WRITTEN EXERCISE:
Skip the pictures. Set down, word for word, the lines from the start of the material up to and including the line with "6.35, 6.10, 4.69]".
------ STORED RECORDS ------
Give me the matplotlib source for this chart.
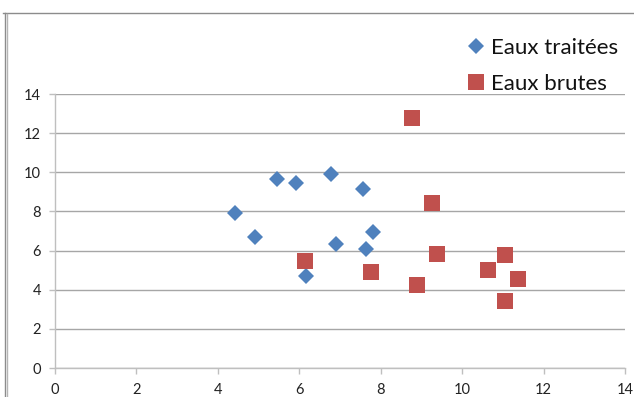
import matplotlib.pyplot as plt
from matplotlib.lines import Line2D

plt.rcParams['font.family'] = ['Lato', 'DejaVu Sans']

# data
traitees_x = [4.42, 4.92, 5.45, 5.91, 6.78, 7.57, 7.80, 6.90, 7.65, 6.17]
traitees_y = [7.94, 6.68, 9.67, 9.45, 9.91, 9.15, 6.93, 6.35, 6.10, 4.69]

brutes_x = [8.78, 9.27, 6.13, 9.38, 7.76, 8.90, 10.64, 11.06, 11.38, 11.06]
brutes_y = [12.79, 8.42, 5.47, 5.84, 4.91, 4.23, 5.02, 5.77, 4.56, 3.41]

ticks = [0, 2, 4, 6, 8, 10, 12, 14]

blue = '#4f81bd'
red = '#c0504d'

fig = plt.figure(figsize=(6.34, 3.97), dpi=100)
ax = fig.add_axes([55 / 634, 29 / 397, 570 / 634, 274 / 397])

ax.plot(traitees_x, traitees_y, 'D', color=blue, markersize=8.5,
        markeredgewidth=0, label='Eaux traitées', zorder=3)
ax.plot(brutes_x, brutes_y, 's', color=red, markersize=11.5,
        markeredgewidth=0, label='Eaux brutes', zorder=3)

ax.set_xlim(0, 14)
ax.set_ylim(0, 14)
ax.set_xticks(ticks)
ax.set_yticks(ticks)
ax.yaxis.grid(True, color='#a6a6a6', linewidth=1)
ax.set_axisbelow(True)

for side in ['top', 'right']:
    ax.spines[side].set_visible(False)
for side in ['left', 'bottom']:
    ax.spines[side].set_color('#bfbfbf')
    ax.spines[side].set_linewidth(1)
ax.tick_params(axis='both', colors='#bfbfbf', labelcolor='#222222',
               labelsize=10.5, length=4, width=1)
ax.tick_params(axis='y', pad=6)
ax.tick_params(axis='x', pad=7)

# legend outside, top right
handles = [
    Line2D([], [], marker='D', linestyle='none', color=blue, markersize=8, markeredgewidth=0),
    Line2D([], [], marker='s', linestyle='none', color=red, markersize=11, markeredgewidth=0),
]
fig.legend(handles, ['Eaux traitées', 'Eaux brutes'], loc='upper left',
           bbox_to_anchor=(468 / 634, 1 - 38 / 397), frameon=False,
           fontsize=16, labelcolor='#111111', handlelength=0.7, handletextpad=0.35,
           labelspacing=0.7, borderpad=0, borderaxespad=0)

# chart area frame (partly cropped)
fig.add_artist(Line2D([3 / 634, 1], [1 - 13 / 397] * 2, color='#8c8c8c', linewidth=1))
fig.add_artist(Line2D([4.5 / 634] * 2, [0, 1 - 13 / 397], color='#8c8c8c', linewidth=1))
fig.add_artist(Line2D([6.5 / 634] * 2, [0, 1 - 14 / 397], color='#b5b5b5', linewidth=1))

fig.savefig('out.png', dpi=100)
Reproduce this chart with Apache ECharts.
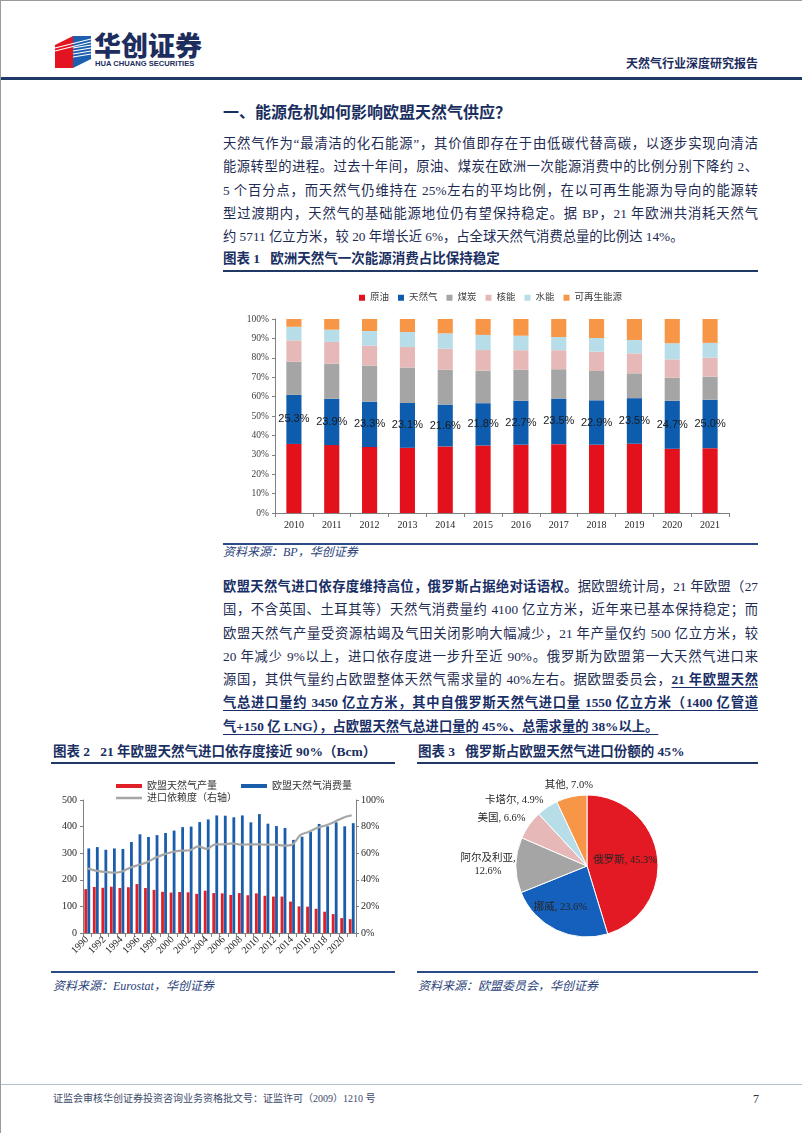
<!DOCTYPE html>
<html><head><meta charset="utf-8">
<script src="https://cdn.jsdelivr.net/npm/echarts/dist/echarts.min.js"></script>
<style>
html,body{margin:0;padding:0;background:#fff;}
#page{position:relative;width:802px;height:1133px;overflow:hidden;background:#fff;font-family:'Liberation Serif','Noto Sans CJK SC',serif;border-left:1px solid #9a9a9a;border-top:1px solid #9a9a9a;box-sizing:border-box;}
.t{position:absolute;white-space:nowrap;}
.rule{position:absolute;background:#1f3864;}
.para{position:absolute;left:222px;width:535px;font-size:13.3px;line-height:23.3px;color:#1d2b52;}
.para div{text-align:justify;text-align-last:justify;}
.para div.last{text-align:left;text-align-last:left;}
.b{font-weight:700;color:#182e66;}
.u{font-weight:700;color:#182e66;text-decoration:underline;text-underline-offset:3px;}
.title{font-size:13.5px;line-height:20px;font-weight:700;color:#1a2f62;}
.src{font-size:12px;line-height:20px;font-style:italic;color:#2a4279;}
.chart{position:absolute;}
</style></head>
<body>
<div id="page">
  <!-- header logo -->
  <svg style="position:absolute;left:50px;top:30px" width="44" height="40" viewBox="0 0 44 40">
    <polygon points="4,14 22,5 22,37 4,37" fill="#e3141f"/>
    <polygon points="22,5 40,5 40,28 22,37" fill="#1c5fb0"/>
    <g stroke="#fff" stroke-width="1.2">
      <line x1="4" y1="17" x2="40" y2="8"/>
      <line x1="4" y1="20" x2="40" y2="11"/>
      <line x1="22" y1="17" x2="40" y2="14"/>
      <line x1="22" y1="20" x2="40" y2="17"/>
      <line x1="22" y1="23" x2="40" y2="20"/>
      <line x1="22" y1="26" x2="40" y2="23"/>
    </g>
  </svg>
  <div class="t" style="left:93px;top:27px;font-size:27px;line-height:34px;font-weight:900;color:#1c2d5e;font-family:'Noto Sans CJK SC',sans-serif;">华创证券</div>
  <div class="t" style="left:94px;top:58px;font-size:7.6px;line-height:10px;font-weight:700;color:#1c2d5e;font-family:'Liberation Sans',sans-serif;">HUA CHUANG SECURITIES</div>
  <div class="t" style="left:625px;top:55px;font-size:12px;line-height:16px;font-weight:700;color:#1c2d5e;">天然气行业深度研究报告</div>
  <div class="rule" style="left:0;top:76px;width:802px;height:2.5px;background:#1f3a68;"></div>

  <div class="t" style="left:222px;top:101px;font-size:16px;line-height:22px;font-weight:700;color:#1a2f60;">一、能源危机如何影响欧盟天然气供应？</div>

  <div class="para" style="top:131px;">
    <div>天然气作为“最清洁的化石能源”，其价值即存在于由低碳代替高碳，以逐步实现向清洁</div>
    <div>能源转型的进程。过去十年间，原油、煤炭在欧洲一次能源消费中的比例分别下降约 2、</div>
    <div>5 个百分点，而天然气仍维持在 25%左右的平均比例，在以可再生能源为导向的能源转</div>
    <div>型过渡期内，天然气的基础能源地位仍有望保持稳定。据 BP，21 年欧洲共消耗天然气</div>
    <div class="last">约 5711 亿立方米，较 20 年增长近 6%，占全球天然气消费总量的比例达 14%。</div>
  </div>

  <div class="t title" style="left:222px;top:248px;">图表 1&nbsp;&nbsp;&nbsp;欧洲天然气一次能源消费占比保持稳定</div>
  <div class="rule" style="left:222px;top:269px;width:535px;height:2px;"></div>
  <div id="c1" class="chart" style="left:222px;top:280px;width:535px;height:258px;"></div>
  <div class="rule" style="left:222px;top:542px;width:535px;height:1.5px;background:#2a4b86;"></div>
  <div class="t src" style="left:222px;top:541px;">资料来源：BP，华创证券</div>

  <div class="para" style="top:574px;">
    <div><span class="b">欧盟天然气进口依存度维持高位，俄罗斯占据绝对话语权。</span>据欧盟统计局，21 年欧盟（27</div>
    <div>国，不含英国、土耳其等）天然气消费量约 4100 亿立方米，近年来已基本保持稳定；而</div>
    <div>欧盟天然气产量受资源枯竭及气田关闭影响大幅减少，21 年产量仅约 500 亿立方米，较</div>
    <div>20 年减少 9%以上，进口依存度进一步升至近 90%。俄罗斯为欧盟第一大天然气进口来</div>
    <div>源国，其供气量约占欧盟整体天然气需求量的 40%左右。据欧盟委员会，<span class="u">21 年欧盟天然</span></div>
    <div><span class="u">气总进口量约 3450 亿立方米，其中自俄罗斯天然气进口量 1550 亿立方米（1400 亿管道</span></div>
    <div class="last"><span class="u">气+150 亿 LNG），占欧盟天然气总进口量的 45%、总需求量的 38%以上。</span></div>
  </div>

  <div class="t title" style="left:52px;top:741px;">图表 2&nbsp;&nbsp;&nbsp;21 年欧盟天然气进口依存度接近 90%（Bcm）</div>
  <div class="t title" style="left:417px;top:741px;">图表 3&nbsp;&nbsp;&nbsp;俄罗斯占欧盟天然气进口份额的 45%</div>
  <div class="rule" style="left:50px;top:761px;width:344px;height:2px;"></div>
  <div class="rule" style="left:416px;top:761px;width:341px;height:2px;"></div>
  <div id="c2" class="chart" style="left:40px;top:768px;width:360px;height:200px;"></div>
  <div id="c3" class="chart" style="left:417px;top:768px;width:340px;height:200px;"></div>
  <div class="rule" style="left:50px;top:970px;width:344px;height:1.5px;background:#2a4b86;"></div>
  <div class="rule" style="left:416px;top:970px;width:341px;height:1.5px;background:#2a4b86;"></div>
  <div class="t src" style="left:52px;top:975px;">资料来源：Eurostat，华创证券</div>
  <div class="t src" style="left:417px;top:975px;">资料来源：欧盟委员会，华创证券</div>

  <div class="rule" style="left:0;top:1083px;width:802px;height:1px;background:#b3bfd3;"></div>
  <div class="t" style="left:52px;top:1090px;font-size:10px;line-height:16px;color:#3b4a6b;">证监会审核华创证券投资咨询业务资格批文号：证监许可（2009）1210 号</div>
  <div class="t" style="left:752px;top:1089px;font-size:12px;line-height:18px;color:#333;">7</div>
</div>

<script>
// ---------- Chart 1 data (share of primary energy consumption, %) ----------
const years1 = ['2010','2011','2012','2013','2014','2015','2016','2017','2018','2019','2020','2021'];
const oil     = [35.6, 35.0, 34.0, 33.6, 34.3, 34.8, 35.2, 35.5, 35.2, 35.7, 33.1, 33.4];
const gas     = [25.3, 23.9, 23.3, 23.1, 21.6, 21.8, 22.7, 23.5, 22.9, 23.5, 24.7, 25.0];
const coal    = [17.1, 18.1, 18.7, 18.3, 18.0, 16.8, 16.0, 15.1, 15.1, 12.8, 12.0, 11.9];
const nuclear = [11.0, 11.2, 10.3, 10.6, 10.8, 10.6, 10.0, 9.8, 10.0, 10.3, 9.4, 9.8];
const hydro   = [7.0, 6.3, 7.5, 7.7, 7.9, 7.8, 7.5, 6.8, 7.0, 6.9, 8.3, 7.6];
const renew   = [4.0, 5.5, 6.2, 6.7, 7.4, 8.2, 8.6, 9.3, 9.8, 10.8, 12.5, 12.3];
const names1  = ['原油','天然气','煤炭','核能','水能','可再生能源'];

// ---------- Chart 2 data (Bcm, %) ----------
const years2 = ['1990','1991','1992','1993','1994','1995','1996','1997','1998','1999','2000','2001','2002','2003','2004','2005','2006','2007','2008','2009','2010','2011','2012','2013','2014','2015','2016','2017','2018','2019','2020','2021'];
const production  = [165,173,170,174,169,172,184,169,162,155,152,154,153,147,159,150,149,143,150,142,149,140,137,137,118,100,99,91,80,71,56,52];
const consumption = [318,323,313,318,316,342,371,361,368,376,385,398,400,417,427,442,441,435,442,416,447,411,402,395,350,362,380,410,401,416,401,413];
const dependence  = [48.6,46.9,45.9,45.4,46.1,49.1,51.1,53.1,56.6,59.1,60.9,61.9,62.2,65.2,63.2,66.7,66.7,67.4,66.4,66.7,66.7,66.4,66.4,65.7,66.4,73.7,76.2,79.2,81.0,83.7,86.7,88.5];
const names2 = ['欧盟天然气产量','欧盟天然气消费量','进口依赖度（右轴）'];

// ---------- Chart 3 data (share of EU gas imports, %) ----------
const pieNames  = ['俄罗斯','挪威','阿尔及利亚','美国','卡塔尔','其他'];
const pieValues = [45.3, 23.6, 12.6, 6.6, 4.9, 7.0];

const SERIF = "'Liberation Serif','Noto Sans CJK SC',serif";
const colors1 = ['#e3111b','#0e5cae','#a5a5a5','#e6b9b8','#b7dde8','#f79646'];

// Chart 1
const c1 = echarts.init(document.getElementById('c1'), null, {renderer:'canvas'});
const data1 = [oil, gas, coal, nuclear, hydro, renew];
c1.setOption({
  animation:false,
  color: colors1,
  legend:{top:7,left:'center',icon:'rect',itemWidth:6,itemHeight:6,itemGap:9,
    textStyle:{fontSize:9.5,color:'#404040',fontFamily:SERIF}, data:names1},
  grid:{left:52,top:38,width:454,height:194},
  xAxis:{type:'category',data:years1,boundaryGap:true,
    axisLine:{lineStyle:{color:'#808080'}},
    axisTick:{show:true,length:4,lineStyle:{color:'#808080'}},
    axisLabel:{fontSize:10,color:'#262626',fontFamily:SERIF,margin:7}},
  yAxis:{type:'value',min:0,max:100,interval:10,
    axisLine:{show:true,lineStyle:{color:'#808080'}},
    axisTick:{show:true,length:3,lineStyle:{color:'#808080'}},
    splitLine:{show:false},
    axisLabel:{formatter:'{value}%',fontSize:9.5,color:'#404040',fontFamily:SERIF,margin:6}},
  series: names1.map((n,i)=>({
    name:n,type:'bar',stack:'all',barWidth:'40%',data:data1[i],
    label: i===1 ? {show:true,position:'inside',color:'#1a1a1a',fontSize:11,
      fontFamily:"'Liberation Sans','Noto Sans',sans-serif",
      formatter:p=>p.value.toFixed(1)+'%'} : {show:false}
  }))
});

// Chart 2
const c2 = echarts.init(document.getElementById('c2'), null, {renderer:'canvas'});
c2.setOption({
  animation:false,
  legend:[
    {left:70,top:7,itemWidth:26,itemHeight:4,itemGap:24,icon:'rect',
     textStyle:{fontSize:10,color:'#333',fontFamily:SERIF},data:[names2[0],names2[1]]},
    {left:70,top:19,itemWidth:26,itemHeight:2.5,icon:'rect',
     textStyle:{fontSize:10,color:'#333',fontFamily:SERIF},data:[names2[2]]}
  ],
  grid:{left:42,top:31,width:273,height:133},
  xAxis:{type:'category',data:years2,boundaryGap:true,
    axisLine:{lineStyle:{color:'#808080'}},
    axisTick:{show:true,interval:0,length:4,lineStyle:{color:'#808080'}},
    axisLabel:{interval:1,rotate:45,fontSize:10,color:'#262626',fontFamily:SERIF,margin:5}},
  yAxis:[
    {type:'value',min:0,max:500,interval:100,
     axisLine:{show:true,lineStyle:{color:'#808080'}},
     axisTick:{show:true,length:3,lineStyle:{color:'#808080'}},
     splitLine:{show:false},
     axisLabel:{fontSize:10,color:'#262626',fontFamily:SERIF,margin:6}},
    {type:'value',min:0,max:100,interval:20,position:'right',
     axisLine:{show:true,lineStyle:{color:'#808080'}},
     axisTick:{show:true,length:3,lineStyle:{color:'#808080'}},
     splitLine:{show:false},
     axisLabel:{formatter:'{value}%',fontSize:10,color:'#262626',fontFamily:SERIF,margin:5}}
  ],
  series:[
    {name:names2[0],type:'bar',data:production,barWidth:2.8,barGap:'8%',itemStyle:{color:'#e11f26'}},
    {name:names2[1],type:'bar',data:consumption,barWidth:2.8,barGap:'8%',itemStyle:{color:'#1a5dab'}},
    {name:names2[2],type:'line',yAxisIndex:1,data:dependence,smooth:0.3,showSymbol:false,
     lineStyle:{color:'#a6a6a6',width:2.2},itemStyle:{color:'#a6a6a6'}}
  ]
});

// Chart 3
const colors3 = ['#e31a23','#1560bd','#a5a5a5','#e6b9b8','#b7dde8','#f79646'];
const pieShift = [{}, {dx:-10,dy:7}, {dx:-20,align:'center'}, {dx:4,dy:-5}, {dx:3,dy:-4}, {dx:3,dy:-9,align:'center'}];
const c3 = echarts.init(document.getElementById('c3'), null, {renderer:'canvas'});
c3.setOption({
  animation:false,
  series:[{
    type:'pie',center:[169,97],radius:71,startAngle:90,clockwise:true,avoidLabelOverlap:false,
    itemStyle:{borderColor:'#fff',borderWidth:1},
    label:{fontSize:10.5,color:'#262626',fontFamily:SERIF,lineHeight:13,
      formatter:p=> p.dataIndex===2 ? p.name+',\n'+p.value.toFixed(1)+'%' : p.name+', '+p.value.toFixed(1)+'%'},
    labelLine:{show:false,length:3,length2:0},
    labelLayout:p=>pieShift[p.dataIndex],
    data: pieNames.map((n,i)=>({name:n,value:pieValues[i],itemStyle:{color:colors3[i]},
      label: i<2 ? {position:'inside'} : {position:'outside'}}))
  }]
});
</script>
</body></html>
------
SOLVED PROBLEM:
Give me the matplotlib source for this chart.
import matplotlib.pyplot as plt
from matplotlib.lines import Line2D

plt.rcParams['font.family'] = ['Lato', 'DejaVu Sans']

# data
traitees_x = [4.42, 4.92, 5.45, 5.91, 6.78, 7.57, 7.80, 6.90, 7.65, 6.17]
traitees_y = [7.94, 6.68, 9.67, 9.45, 9.91, 9.15, 6.93, 6.35, 6.10, 4.69]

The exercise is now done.